Why Friday the 13th

There are many thoughts on why Friday the 13th is considered bad luck. I don't honestly believe in bad luck. Since I was born on the 13th, I've taken it to mean good luck. Plus I've had black cats, and I'm still alive. (grin)
One prominent idea on what darkened the doors of Friday the 13th has to do with Knights Templar. As has been discovered in Tome of Tubal-Cain, one of my characters, Richard Strand, is a Templar. How is that possible if he's walking around in modern day and bothering Jamie Poole. Don't you believe in Time Travel?! (grin)
Here is an excerpt from Tome of Tubal-Cain that introduced Richard's identity. Note that this book and all my books are currently available in your local Amazon store. You can also get autographed copies from me or purchase them through my preferred vendors, Dartmouth Book Exchange and Cape and Cowl Comics and Collectibles.
From Tome of Tubal-Cain:
His name hadn’t always been Strand. He had assumed it centuries ago in a desperate desire to stay alive. This desire inevitably had led to his death or, more accurately, something worse than death. In his present state every century, every year, every night became the same: Memories of what had become of him that fateful night tormented him, and solid things like his four-poster Victorian-style bed faded into meaningless vapors. It was impossible to avoid the memories.
In the upscale apartment he shared with Abdul-Aziz Akkad, he left a television on in hopes the noise would drown out the memories. Still they came once his mind grew idle. An ordinary person might have been frightened, but long ago he’d lost the ability to feel emotion.

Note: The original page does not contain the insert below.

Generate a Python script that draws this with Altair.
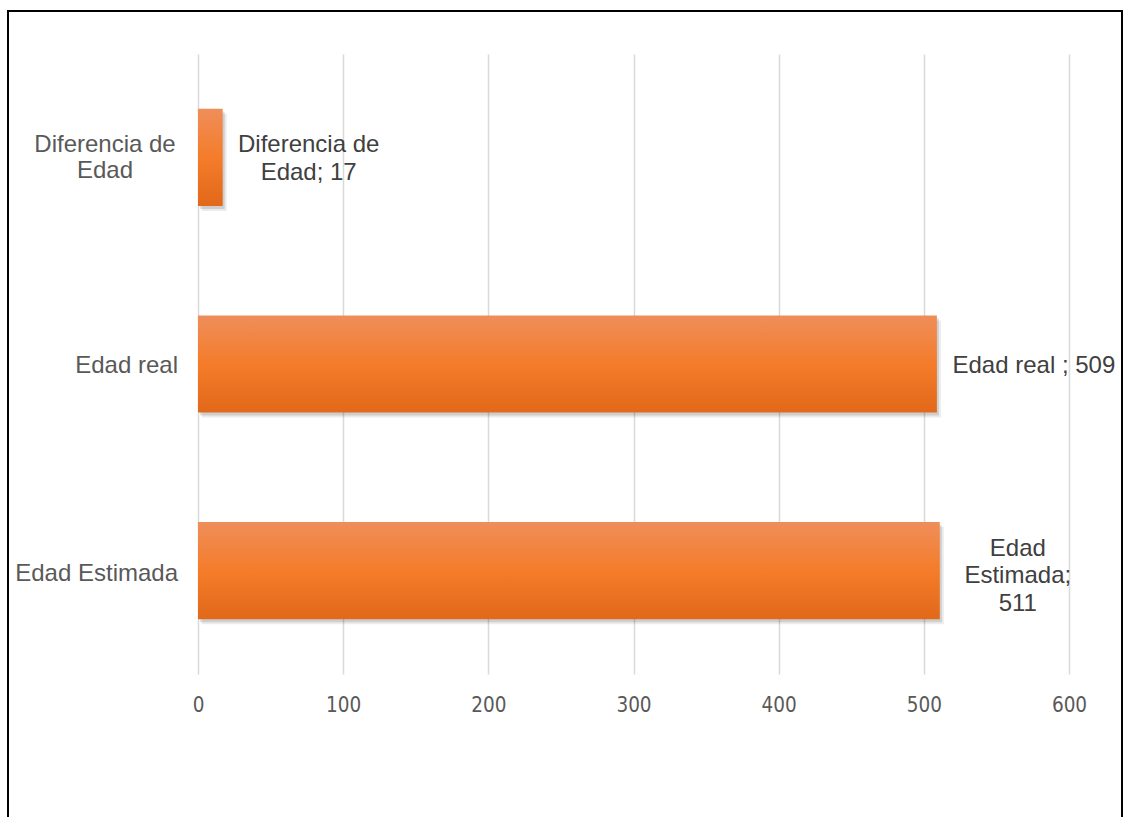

Seven centuries ago he’d been tricked into drinking a mysterious elixir. His life should have ended. Instead, he had been preserved in some perverse imitation of living. Because he wasn’t really alive, it was the memory of fear that plagued him. Sensing the ghost of emotion was worse. For seven hundred years, he hadn’t felt happiness or peace. He couldn’t feel love. He was left with the tortured memories of anger, and frustration, and the inability to resolve them. Had he realized the cost of escaping execution, he would have chosen death over what he had become: the fragmented immortal remains of a man tortured by lost emotions and an insatiable hunger to express them. Anything would be better.
When the memories enveloped him, he returned to the year 1307. He was forty-two years old. Born in Paris to a noble family, Strand had been a member of the Knights Templar along with his older brother and father. The position had brought prestige and wealth. Then came that fateful Friday, October 13. France’s King Philip IV, also known as Philip the Fair, was deeply in debt to the Order of the Knights Templar. Trying to alleviate his debt by any means possible, he decreed every member be arrested at precisely the same moment across Western Europe. In days before speedy communication like email or telephone, he managed to orchestrate a coup against an unassuming enemy. History recorded that all members of the Templar Order, including Strand’s brother and father, were captured, imprisoned, tortured, and later burned at the stake. His brother and father had admitted to worshiping the Devil. False, forced testimonies. He shuddered at what it must have taken to extract such admissions.
That should have been his fate; however, due to a freak
coincidence, he had been away on an errand known to only his sister, for it involved her and a man she secretly
courted against their father’s wishes. Had his father or brother known his whereabouts that would have been
captured too, but they hadn’t known, and he’d been overlooked. Unaware of the King’s coup, he returned home
the night of October 20 to find his mother in bed under doctor’s care. His sister recounted how family valuables had been stolen while the women looked on helplessly. Their mother, she said, had lost her mind with grief. A doctor had prescribed heavy sedatives, and she had not awakened in seven days. His sister begged him to flee. Her pleas, spoken long ago, rang fresh in his ears. “Go, brother. Hide!”
Shifting onto his back and pulling the covers to his chin, he imagined he felt her tears staining his shirtfront. Gathering a few personal possessions overlooked by the soldiers, including an ancient leather-bound book which he religiously hid, he hastened away in the dark of night. Impulsively his sister forced into his palm a heavy purse stuffed with jewels. A knightly fortune. His family had been good at concealing their most valued possessions, a trait followed by many Templar Knights. “Please, take these.” He thanked her and kissed her brow before fleeing into the night. He intended to be gone no more than a year.
“Do not worry about Maman or me. We will be fine.” His sister had thrust her lower lip bravely. He left knowing there were loyal servants to look after the remains of his beloved family. Briefly that had eased his heart’s heaviness. More than anything, he wanted to remain, but that would have been suicide. He would return as soon as he could. To this day he wasn’t sure what drew him to seek passage on a ship bound for Alexandria, Egypt. All he knew was he needed to escape the long arm of Philip the Fair. Where else was there to go but away from Europe?